Tuesday, December 15, 2009

TOC, Lean Six Sigma, Continued; Part 2

Like many of my contemporaries in the late 80s and early 90s, I had read Eli Goldratt's "The Goal" and enjoyed it immensely. Also, like many of those same contemporaries, implementing the lessons of "The Goal" seemed difficult if not impossible without Jonah, the philosopher-industrial engineer, being present.

My thinking changed in the fall of 1996. I assume the reader is familiar with the half-day seminars that seem to serve to get people out of the office in exchange for continuing education credits. I attended one of a different caliber; Debra Smith of Constraints Management Group presented a useful several hours of Drum-Buffer-Rope, or DBR, which was the named system for scheduling work that "The Goal" featured. The scales fell from the eyes, and I was able to envision how the wirebond area, which was the production line's bottleneck, could use the TOC philosophy to improve throughput.

I proceeded to set up training sessions for all of the assemblers and technicians using "The Goal" videotape.

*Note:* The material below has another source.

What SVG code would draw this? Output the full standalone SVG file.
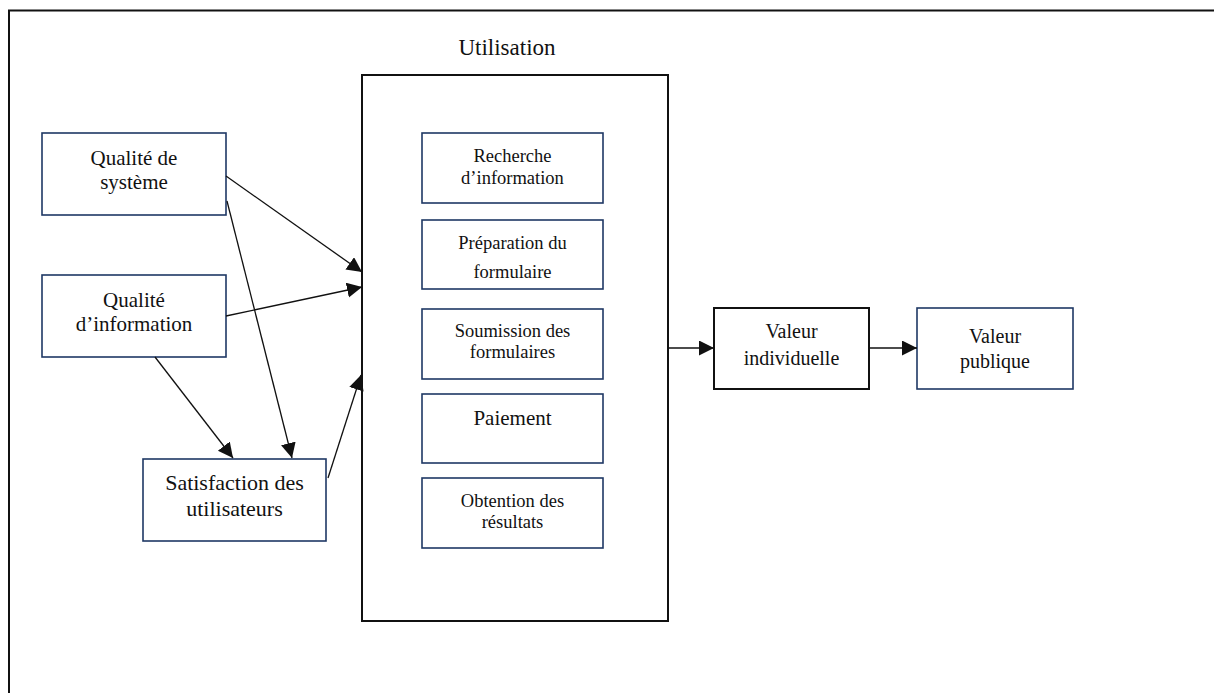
<svg xmlns="http://www.w3.org/2000/svg" width="1214" height="693" viewBox="0 0 1214 693">
  <style>
    text { font-family: "Liberation Serif", "Times New Roman", serif; fill: #111; text-anchor: middle; }
    .frame { fill: none; stroke: #111; stroke-width: 2; }
    .navy { fill: #fff; stroke: #1f3864; stroke-width: 1.6; }
    .black { fill: #fff; stroke: #111; stroke-width: 2; }
    .edge { fill: none; stroke: #111; stroke-width: 1.3; marker-end: url(#head); }
    .t21 { font-size: 21px; }
    .t22 { font-size: 22px; }
    .t18 { font-size: 18.5px; }
    .t20 { font-size: 20px; }
  </style>
  <defs>
    <marker id="head" markerUnits="userSpaceOnUse" markerWidth="17" markerHeight="16" refX="15" refY="7.5" orient="auto">
      <path d="M0,0 L15,7.5 L0,15 Z" fill="#111"/>
    </marker>
  </defs>

  <rect width="1214" height="693" fill="#fff"/>

  <!-- outer frame, running past the right and bottom edges -->
  <rect class="frame" x="9" y="10.5" width="1230" height="720"/>

  <g id="qualite-systeme">
    <rect class="navy" x="42" y="133" width="184" height="82"/>
    <text class="t21" x="134" y="165">Qualité de</text>
    <text class="t21" x="134" y="189">système</text>
  </g>

  <g id="qualite-information">
    <rect class="navy" x="42" y="275" width="184" height="82"/>
    <text class="t21" x="134" y="307">Qualité</text>
    <text class="t21" x="134" y="331">d’information</text>
  </g>

  <g id="satisfaction">
    <rect class="navy" x="143" y="459" width="183" height="82"/>
    <text class="t22" x="234.5" y="490">Satisfaction des</text>
    <text class="t22" x="234.5" y="516">utilisateurs</text>
  </g>

  <g id="utilisation">
    <text x="507" y="55" style="font-size:23px">Utilisation</text>
    <rect class="black" x="362" y="75" width="306" height="546"/>
  </g>

  <g id="recherche">
    <rect class="navy" x="422" y="133" width="181" height="70"/>
    <text class="t18" x="512.5" y="162">Recherche</text>
    <text class="t18" x="512.5" y="184">d’information</text>
  </g>

  <g id="preparation">
    <rect class="navy" x="422" y="220" width="181" height="69"/>
    <text class="t18" x="512.5" y="249">Préparation du</text>
    <text class="t18" x="512.5" y="278">formulaire</text>
  </g>

  <g id="soumission">
    <rect class="navy" x="422" y="309" width="181" height="70"/>
    <text class="t18" x="512.5" y="337">Soumission des</text>
    <text class="t18" x="512.5" y="358">formulaires</text>
  </g>

  <g id="paiement">
    <rect class="navy" x="422" y="394" width="181" height="69"/>
    <text class="t21" x="512.5" y="425">Paiement</text>
  </g>

  <g id="obtention">
    <rect class="navy" x="422" y="478" width="181" height="70"/>
    <text class="t18" x="512.5" y="507">Obtention des</text>
    <text class="t18" x="512.5" y="528">résultats</text>
  </g>

  <g id="valeur-individuelle">
    <rect class="black" x="714" y="308" width="155" height="81"/>
    <text class="t20" x="791.5" y="338">Valeur</text>
    <text class="t20" x="791.5" y="365">individuelle</text>
  </g>

  <g id="valeur-publique">
    <rect class="navy" x="917" y="308" width="156" height="81"/>
    <text class="t20" x="995" y="343">Valeur</text>
    <text class="t20" x="995" y="368">publique</text>
  </g>

  <g id="connectors">
    <line class="edge" x1="226" y1="176" x2="362" y2="272"/>
    <line class="edge" x1="226" y1="316" x2="362" y2="287"/>
    <line class="edge" x1="227" y1="201" x2="292" y2="458"/>
    <line class="edge" x1="155" y1="357" x2="233" y2="458"/>
    <line class="edge" x1="328" y1="478" x2="361" y2="375"/>
    <line class="edge" x1="668" y1="348" x2="714" y2="348"/>
    <line class="edge" x1="869" y1="348" x2="917" y2="348"/>
  </g>
</svg>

Training centered on how the wirebond area was the process bottleneck and what steps we would take from that day forth to subordinate decisions towards improving that process.

The basic concept underlying "The Goal" is this process:

- Identify the constraint
- Exploit the constraint
- Subordinate all other decisions to exploiting the constraint
- Elevate the Constraint
- Start over

In the video (and in real life at Interpoint), the huge pile of work-in-process was a dead giveaway as to the location of the constraint. Constraint identified!

The second step requires a bit more work. Exploiting the constraint requires looking at the input to it and how well the available process time at the constraint is used. Essentially, in Six Sigma terms, performing a Value Stream analysis through wirebond revealed many significant details that would assist in exploiting the constraint.

Each wirebond machine is subject to a certification process that lasts for 4 hours of production time. Scheduling assemblers around that certification time was the first subordination step. The first rule applied is that, except for the mandated break, certification means 4 hours of wirebonding.

The astute reader will note that the process of exploiting the constraint involves subordinating many decisions. The decision to exploit the constraint is treated separately as a "line in the sand" for management to communicate to other team members what the focus is.

The second subordination step was to examine batch sizes in wirebond. The concept behind this thought process was to ensure that 4 hours or some even fraction of that amount was transferred to the wirebond machine.

Implementing these two steps increased throughput in wirebond but did not result in first test yield improvements. The logical conclusion we reached is that while the throughput through wirebond is better, some of the product coming through was not capable of passing first step or even pre-cap (before hermetic sealing) inspection.